L’air iodé fuit sur les routes depuis les marais alentours. Un air sain et frais, un air de la mer qui fouette les visages : les prémices de la côte. Les eaux paraissent dormir entre les herbes sauvages et les bords craquelés des œillets. Les voies désertes offrent aux rares paludiers présents un silence bienheureux.
Quelques toits jaunis, au loin, assurent d’une présence humaine dans les environs. Et quand les marais disparaissent, la forêt prend le relais, comme inaccessible dans le paysage, mur vert qui interdit tout horizon. L’eau s’agite soudain, frémit sous l’action du vent, lâchant quelques particules iodées que les narines accueillent comme une promesse future.
La mer approche. Les oiseaux la chantent, là haut. Quelques kilomètres encore de marais, et Guérande surgira. En arrivant par les faubourgs, le suspense monte. Les murailles sont cachées, les montagnes de sel demeurent introuvables. Mais enfin les remparts se dressent, tous créneaux dehors, précédés d’un fossé sombre. La porte, encadrée par deux tours rondes aux diamètres menaçants, pourrait encore subir le choc d’une troupe.

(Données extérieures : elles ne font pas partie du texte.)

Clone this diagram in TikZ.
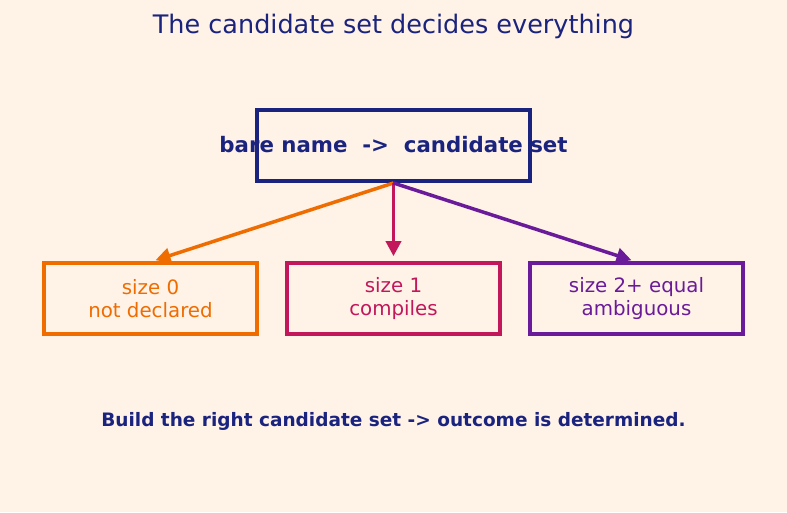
\documentclass[tikz,border=0pt]{standalone}
\usepackage{fontspec}
\setmainfont{DejaVu Sans}
\usetikzlibrary{arrows.meta}
\definecolor{bg}{HTML}{FFF2E7}
\definecolor{navy}{HTML}{1A237E}
\definecolor{orng}{HTML}{EF6C00}
\definecolor{crim}{HTML}{C2185B}
\definecolor{purp}{HTML}{6A1B9A}
\tikzset{
  box/.style={draw, line width=3.6pt, minimum width=213pt, minimum height=71pt, inner sep=0pt, align=center, font=\fontsize{19.8}{22.5}\selectfont},
  conn/.style={line width=3.5pt, -{Triangle[length=15pt,width=15pt]}, shorten >=0pt},
}
\begin{document}
\begin{tikzpicture}[x=1pt,y=1pt]
\fill[bg] (0,0) rectangle (787,-512);
\useasboundingbox (0,0) rectangle (787,-512);
\node[text=navy, font=\fontsize{25.5}{30}\selectfont] (title) at (393.5,-26) {The candidate set decides everything};
\node[draw=navy, line width=4pt, minimum width=273pt, minimum height=71pt, inner sep=0pt] (top) at (393.5,-145.5) {};
\node[text=navy, font=\bfseries\fontsize{21.3}{26}\selectfont] (toptext) at (393.5,-145) {bare name\ \ ->\ \ candidate set};
\node[box, draw=orng, text=orng] (o) at (150.5,-298.5) {size 0\\not declared};
\node[box, draw=crim, text=crim] (c) at (393.5,-298.5) {size 1\\compiles};
\node[box, draw=purp, text=purp] (p) at (636.5,-298.5) {size 2+ equal\\ambiguous};
\draw[conn, orng] (top.south) -- ([xshift=5pt,yshift=1pt]o.north);
\draw[conn, crim] (top.south) -- ([yshift=5pt]c.north);
\draw[conn, purp] (top.south) -- ([xshift=-5pt,yshift=1pt]p.north);
\node[text=navy, font=\bfseries\fontsize{18.5}{22}\selectfont] (foot) at (393.5,-421) {Build the right candidate set -> outcome is determined.};
\end{tikzpicture}
\end{document}
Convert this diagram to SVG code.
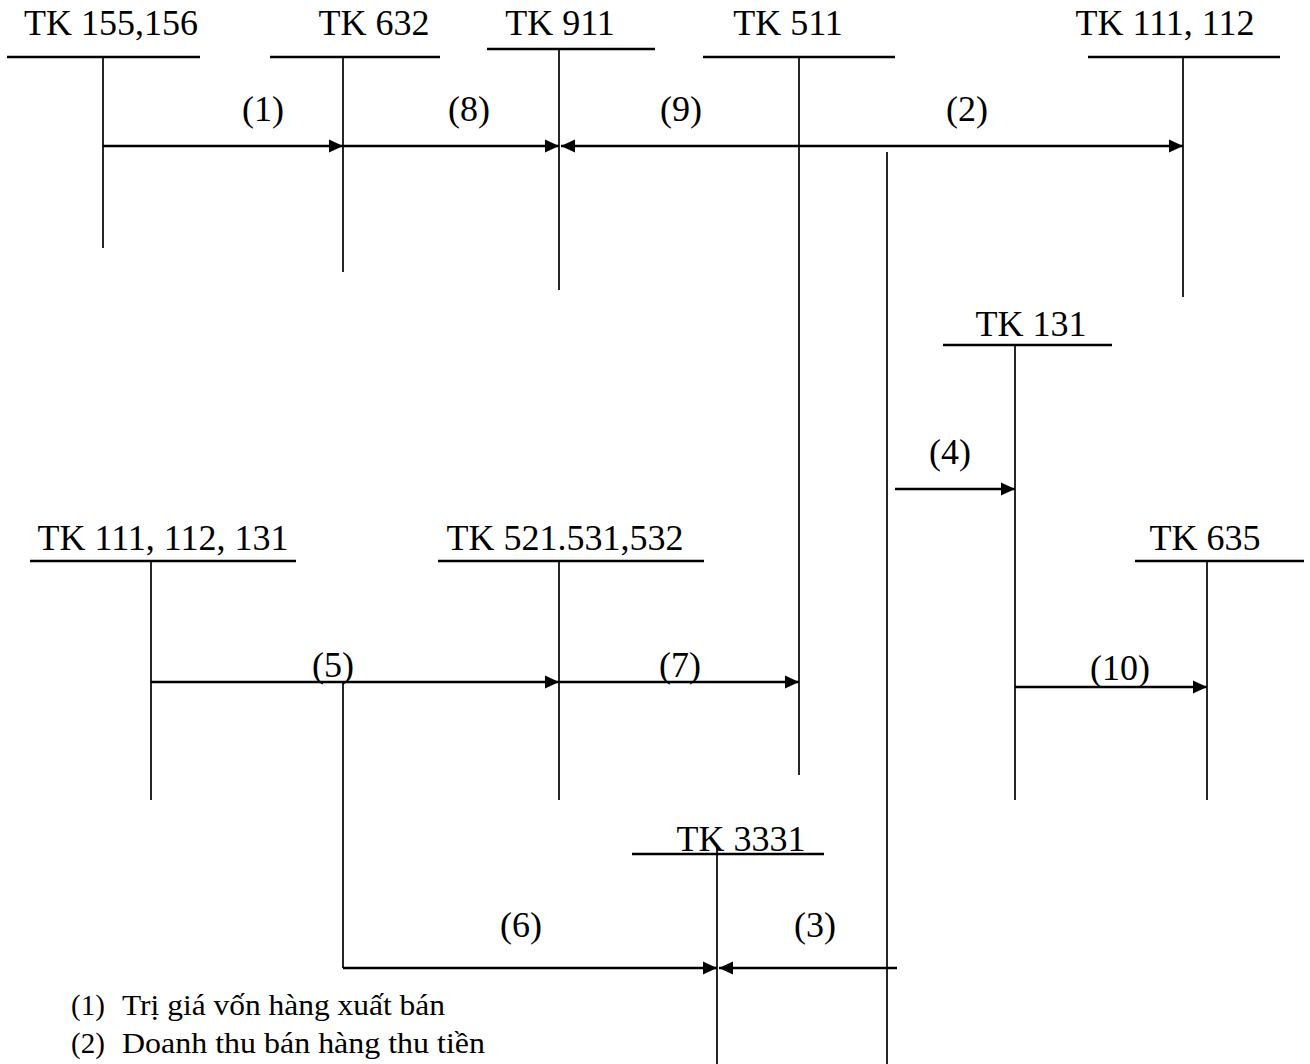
<svg xmlns="http://www.w3.org/2000/svg" width="1310" height="1064" viewBox="0 0 1310 1064">
<style>
text{font-family:"Liberation Serif","Times New Roman",serif;fill:#000}
.lbl{font-size:36px;text-anchor:middle}
.num{font-size:36px;text-anchor:middle}
.leg{font-size:29px}
.ul{stroke:#000;stroke-width:2.5}
.v{stroke:#000;stroke-width:1.7}
.arr{stroke:#000;stroke-width:2.5;fill:none;marker-end:url(#ah)}
</style>
<defs>
<marker id="ah" markerUnits="userSpaceOnUse" markerWidth="15" markerHeight="14" refX="14" refY="6.5" orient="auto-start-reverse" viewBox="0 0 15 13">
<path d="M0,0 L14,6.5 L0,13 z" fill="#000"/>
</marker>
</defs>
<rect width="1310" height="1064" fill="#fff"/>

<g id="tk155">
<text class="lbl" x="111" y="35">TK 155,156</text>
<line class="ul" x1="7" y1="57" x2="200" y2="57"/>
<line class="v" x1="103" y1="57" x2="103" y2="248"/>
</g>
<g id="tk632">
<text class="lbl" x="374" y="35">TK 632</text>
<line class="ul" x1="270" y1="57" x2="440" y2="57"/>
<line class="v" x1="343" y1="57" x2="343" y2="272"/>
</g>
<g id="tk911">
<text class="lbl" x="560" y="35">TK 911</text>
<line class="ul" x1="487" y1="49" x2="655" y2="49"/>
<line class="v" x1="559" y1="49" x2="559" y2="290"/>
</g>
<g id="tk511">
<text class="lbl" x="788" y="35">TK 511</text>
<line class="ul" x1="703" y1="57" x2="895" y2="57"/>
<line class="v" x1="799" y1="57" x2="799" y2="775"/>
</g>
<g id="tk111_112">
<text class="lbl" x="1165" y="35">TK 111, 112</text>
<line class="ul" x1="1088" y1="57" x2="1280" y2="57"/>
<line class="v" x1="1183" y1="57" x2="1183" y2="297"/>
</g>
<g id="tk131">
<text class="lbl" x="1031" y="336">TK 131</text>
<line class="ul" x1="943" y1="345" x2="1112" y2="345"/>
<line class="v" x1="1015" y1="345" x2="1015" y2="800"/>
</g>
<g id="tk111_112_131">
<text class="lbl" x="163" y="550">TK 111, 112, 131</text>
<line class="ul" x1="30" y1="561" x2="296" y2="561"/>
<line class="v" x1="151" y1="561" x2="151" y2="800"/>
</g>
<g id="tk521">
<text class="lbl" x="565" y="550">TK 521.531,532</text>
<line class="ul" x1="438" y1="561" x2="704" y2="561"/>
<line class="v" x1="559" y1="561" x2="559" y2="800"/>
</g>
<g id="tk635">
<text class="lbl" x="1205" y="550">TK 635</text>
<line class="ul" x1="1135" y1="561" x2="1304" y2="561"/>
<line class="v" x1="1207" y1="561" x2="1207" y2="800"/>
</g>
<g id="tk3331">
<text class="lbl" x="741" y="851">TK 3331</text>
<line class="ul" x1="632" y1="854" x2="824" y2="854"/>
<line class="v" x1="717" y1="848" x2="717" y2="1064"/>
</g>

<g id="connectors">
<line class="v" x1="887" y1="152" x2="887" y2="1064"/>
<line class="v" x1="343" y1="682" x2="343" y2="968"/>
<path class="arr" d="M103,146 H343"/>
<path class="arr" d="M343,146 H559"/>
<path class="arr" d="M561,146 H1183" style="marker-start:url(#ah)"/>
<path class="arr" d="M895,489 H1015"/>
<path class="arr" d="M151,682 H559"/>
<path class="arr" d="M559,682 H799"/>
<path class="arr" d="M1015,687 H1207"/>
<path class="arr" d="M343,968 H717"/>
<path class="arr" d="M897,968 H719"/>
<text class="num" x="263" y="121">(1)</text>
<text class="num" x="469" y="121">(8)</text>
<text class="num" x="681" y="121">(9)</text>
<text class="num" x="967" y="121">(2)</text>
<text class="num" x="950" y="464">(4)</text>
<text class="num" x="333" y="677">(5)</text>
<text class="num" x="680" y="677">(7)</text>
<text class="num" x="1120" y="680">(10)</text>
<text class="num" x="521" y="937">(6)</text>
<text class="num" x="815" y="937">(3)</text>
</g>

<g id="legend">
<text class="leg" x="71" y="1015">(1)</text>
<text class="leg" x="122" y="1015" textLength="323" lengthAdjust="spacingAndGlyphs">Trị giá vốn hàng xuất bán</text>
<text class="leg" x="71" y="1053">(2)</text>
<text class="leg" x="122" y="1053" textLength="363" lengthAdjust="spacingAndGlyphs">Doanh thu bán hàng thu tiền</text>
</g>
</svg>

Au centre de la modeste cité, la collégiale Saint-Aubin élève ses pinacles gothiques et son clocher acéré. L’entrée dans le sanctuaire se fait par le portail sud. La pierre grise offre un écrin bien sombre aux vitraux de lumière. Celle-ci jaillit par tous les personnages vitrifiés. Les scènes bibliques s’illuminent mais peinent à éclairer l’entièreté de la maison divine.
Aux pieds de l’église s’échinent des paludiers immobiles, perchés sur des échasses ferreuses. Par leurs las et leurs lousses, tous indiquent ces maisons anciennes qui composent la vieille cité médiévale. L’une d’elles, à pans de bois bleu, veille sur la chapelle Notre-Dame-la-Blanche tandis que, de l’autre côté des pavés usés, une devanture d’améthyste réveille la rue de sa torpeur hivernale.
Enserrée dans ses fortes clôtures ouvragées, Guérande a la chance de ne pas être tout à fait envahie par les commerces intempestifs. Au gré des rues et des venelles se suivent les hautes maisons et les folles végétations. Et les murailles quittées à l’entrée de la cité reparaissent à la fin de la promenade, telle une épanadiplose itinérante.
La cité du sel n’en a pas les murs blancs pour autant. Au milieu des marais, l’ancienne cité médiévale élève sa belle stature sur les parcelles aquatiques qui portent en elles cet or clair. Guérande et ses hauts murs calque son rythme de vie sur celui de son précieux sel. Si les saisons chaudes battent leur plein, les froides, elles, patientent sagement ; comme le sel qui remonte lentement à la surface des marais, la foule saura bientôt revenir. Profiter des moments de quiétude, c’est alors assister à l’énième gestation de tout un pays.